È un testo che chiede impegno, ma ripaga ampiamente della fatica, il libro di Salvatore Abbruzzese Effetto don Giussani. Società italiana e senso religioso dagli anni ’50 ad oggi (Morcelliana, 2024): osserva con precisione gli elementi che contraddistinguono l’Italia degli anni Cinquanta leggendone in profondità le implicazioni sociologiche e indagando sulle cause che generano i fenomeni, mettendoli in relazione all’impatto che ha suscitato il carisma di don Luigi Giussani.A quali domande della società italiana, e in particolare dell’universo dei giovani, l’iniziativa di don Giussani ha finito per rispondere? Sociologicamente parlando, il successo del sacerdote di Desio va rintracciato nella sua formidabile capacità di relazionarsi con la modernità, comprendendone in maniera profetica l’andamento e formulando una proposta per un verso attraente e al tempo stesso in grado di rispondere alle aspettative talora nemmeno chiare di chi, in qualche maniera, ne avvertiva come esito esistenziale il disagio. È in questa capacità di leggere in anticipo sui tempi l’emergere di condizioni completamente nuove e in qualche modo rivoluzionarie a rendere don Giussani un genio estremo.
La recensione
In un contesto in cui ancora in maniera ordinaria ed in qualche modo scontata tutto il patrimonio di convenzioni, forme sociali, strutture di relazioni e modi di vita venivano assimilati dai giovani senza troppe discussioni, don Giussani legge un malessere che seppur presente, non è ancora riconosciuto. (…)

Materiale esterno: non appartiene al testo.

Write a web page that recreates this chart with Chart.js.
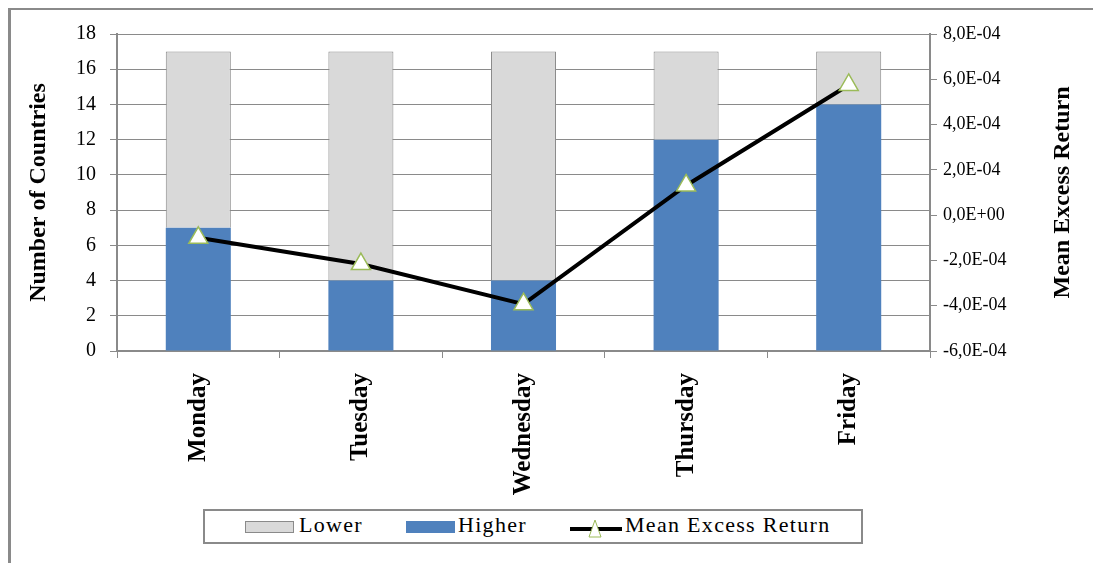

E poi – osserva acutamente Abbruzzese – ci sono, nell’Italia del dopoguerra, altri dati in grado di esercitare un crescente interesse perché capaci di diventare in breve enzimi attivi del cambiamento di una mentalità. Cinema, rotocalchi, televisione e sport rilanciano l’ottimismo come nota dominante assoluta della vita: la felicità è accessibile e c’è un capitale di emozioni convincenti che consentono un approccio gaio alla vita. Ma era una gaiezza che, come profeticamente aveva detto Del Noce, costituiva l’anticamera del nichilismo. Quello che intercetta don Giussani nel calibrare la sua proposta è un soggetto in ritirata: apparentemente sofisticato e intellettuale, nei fatti incapace di elaborare un pensiero in grado di riflettere su sé stesso e proiettarsi in forma critica verso la realtà. (…)
Lo scontro di don Giussani contro la cultura della liquidazione della ricerca di un senso dell’esistenza si realizza nella scuola, perché è proprio lì che le domande, la ricerca di un senso, sono evacuate, vengono considerate malsane e inutili. Mentre lui sostiene che sono il midollo del soggetto e mostra ai ragazzi il proprio volto e le sue tensioni e, soprattutto, si concede per intero, incondizionatamente, quasi in maniera spregiudicata – dando tutto sé stesso – nel rapporto con questi giovani che in continuazione incontra. Come attesta uno di loro (Giorgio Feliciani): ci seguiva a uno a uno, ci invitava a parlare con lui, ci veniva a prendere a casa coinvolgendo anche i nostri genitori, dava sempre a ciascuno qualcosa da fare.
Don Giussani e i ragazzi
Osserva Abbruzzese che quel dispositivo umano messo in moto da don Giussani nei suoi ragazzi, quello spronarli a non accontentarsi, ad entrare nel fondo della propria umanità brandendone un’istanza di significato, nel tempo non solo è in grado di generare soggetti resilienti, ma donne e uomini che si mettono insieme ed incidono profondamente nella società contemporanea, facendo cultura, scuole, opere. Emblemi eccellenti di queste architetture ardite sono il Meeting di Rimini o il Banco Alimentare, espressioni di un cattolicesimo incidente nel tessuto della società contemporanea che se non ne riconosce la struttura identitaria, ne accoglie oggi indubbiamente il valore. (…)
In conclusione, le ragioni del successo di don Giussani risiedono essenzialmente in un dialogo riuscito tra un sacerdote insegnante di religione e un universo studentesco secolarizzato. Dietro all’indifferenza, talvolta ostentata, c’è un bisogno umano non riconosciuto.